How exactly does it work though? Yesterday I logged into a web site using OpenID, and noticed something very bad: they referred me to my OpenID provider (yahoo in that case), where I logged in, and then I was referred back.
This is BAD because it is a paradise for phishing. How can I be sure that a random website really forwards me to my openID provider, and not to a phishing site that looks exactly the same?
To be fair, most users might be logged into their OpenID site (or Facebook connect - isn't that essentially the same thing?) all the time, so they wouldn't need to enter login credentials on their "openId site". But overall, it made me think the only solution would be a browser plugin for handling the login stuff.
I don't know about other openid providers, but myopenid uses those crazy ssl certificates that are very pronounced in your url bar, pretty hard to phish imo
I don't care so much for the ssl certificates as a protective measure, to be honest. Maybe I should invest more time to understand them, but my current impression is:
- there are now ways to get ssl certificates for free for anyone. So it would be easy to get a certificate for myopenid, where the "i" is not an "i" but some exotic letter that looks the same (or something like that).
- ssl certificates often don't work correctly (setup in the wrong way), so clicking away the warning is becoming a nobrainer. Maybe there isn't even a way to set them up to work correctly across a web site with subdomains, I am not sure. I mean, not even the Chaos Computer Club got them working on their own web site...
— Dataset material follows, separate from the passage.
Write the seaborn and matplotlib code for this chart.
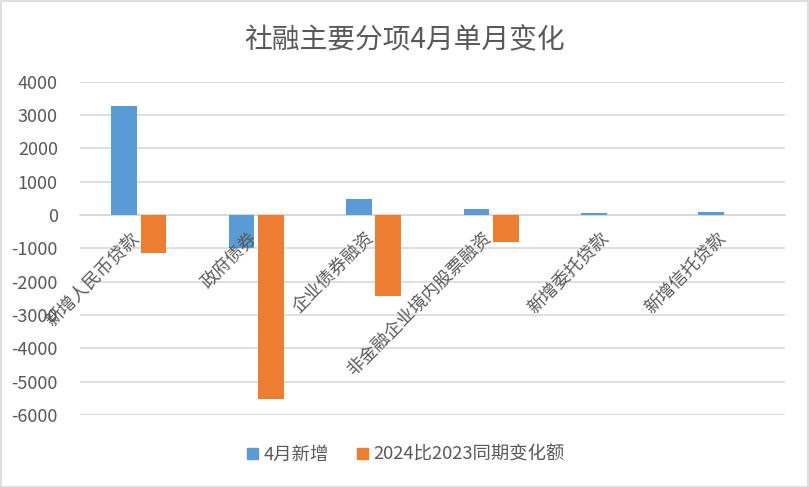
import matplotlib
matplotlib.use('Agg')
import matplotlib.pyplot as plt
import matplotlib.patches as patches
import matplotlib.transforms as mtransforms
import pandas as pd
import seaborn as sns

# 数据
leibie = ['新增人民币贷款', '政府债券', '企业债券融资', '非金融企业境内股票融资', '新增委托贷款', '新增信托贷款']
xinzeng_4yue = [3270, -980, 470, 170, 70, 100]
bianhua_e = [-1130, -5510, -2430, -820, 0, 0]
xilie = ['4月新增', '2024比2023同期变化额']
yticks = [-6000, -5000, -4000, -3000, -2000, -1000, 0, 1000, 2000, 3000, 4000]

df = pd.DataFrame({
    '类别': leibie * 2,
    '系列': [xilie[0]] * len(leibie) + [xilie[1]] * len(leibie),
    '数值': xinzeng_4yue + bianhua_e,
})

sns.set_style('white')
plt.rcParams['font.family'] = ['Noto Sans CJK SC', 'DejaVu Sans']

hui = '#595959'
xian = '#D9D9D9'

fig = plt.figure(figsize=(8.09, 4.87), dpi=100)
ax = fig.add_axes([0.099, 0.148, 0.871, 0.684])

sns.barplot(data=df, x='类别', y='数值', hue='系列', palette=['#5B9BD5', '#ED7D31'],
            width=0.5, gap=0.12, saturation=1, linewidth=0, ax=ax, legend=False)

ax.set_ylim(-6000, 4000)
ax.set_yticks(yticks)
ax.set_yticklabels([str(v) for v in yticks], fontsize=13, color=hui)
ax.yaxis.grid(True, color=xian, linewidth=1.2)
ax.set_axisbelow(True)
# 类别标签画在柱子上面
ax.xaxis.set_zorder(2.5)

for s in ['left', 'right', 'top']:
    ax.spines[s].set_visible(False)
ax.spines['bottom'].set_position(('data', 0))
ax.spines['bottom'].set_color(xian)
ax.spines['bottom'].set_linewidth(1.2)
ax.spines['bottom'].set_zorder(0.5)

ax.tick_params(axis='y', length=0, pad=16)
ax.tick_params(axis='x', length=0, pad=10)
ax.set_xticks(range(len(leibie)))
ax.set_xticklabels(leibie, rotation=45, ha='right', va='top', rotation_mode='anchor',
                   fontsize=12.8, color=hui)
# 标签稍微往左移
pianyi = mtransforms.ScaledTranslation(-0.09, 0, fig.dpi_scale_trans)
for lab in ax.get_xticklabels():
    lab.set_transform(lab.get_transform() + pianyi)
ax.set_xlabel('')
ax.set_ylabel('')

fig.suptitle('社融主要分项4月单月变化', fontsize=20, color=hui, y=0.918, va='center')

handles = [patches.Patch(color='#5B9BD5'), patches.Patch(color='#ED7D31')]
fig.legend(handles, xilie, loc='center', bbox_to_anchor=(0.502, 0.066), ncol=2, frameon=False,
           fontsize=13.2, labelcolor=hui, handlelength=0.6, handleheight=0.6,
           handletextpad=0.3, columnspacing=1.5)

fig.patches.append(patches.Rectangle((0.001, 0.001), 0.998, 0.997, transform=fig.transFigure,
                                     fill=False, edgecolor=xian, linewidth=1.2))

plt.savefig('out.png', dpi=100)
Of course ssl certificates are still necessary, but they don't seem to be sufficient to me. I suppose even if I type in an URL directly I can be fooled (DNS servers hacked or whatever), but still.
This is BAD because it is a paradise for phishing. How can I be sure that a random website really forwards me to my openID provider, and not to a phishing site that looks exactly the same?
To be fair, most users might be logged into their OpenID site (or Facebook connect - isn't that essentially the same thing?) all the time, so they wouldn't need to enter login credentials on their "openId site". But overall, it made me think the only solution would be a browser plugin for handling the login stuff.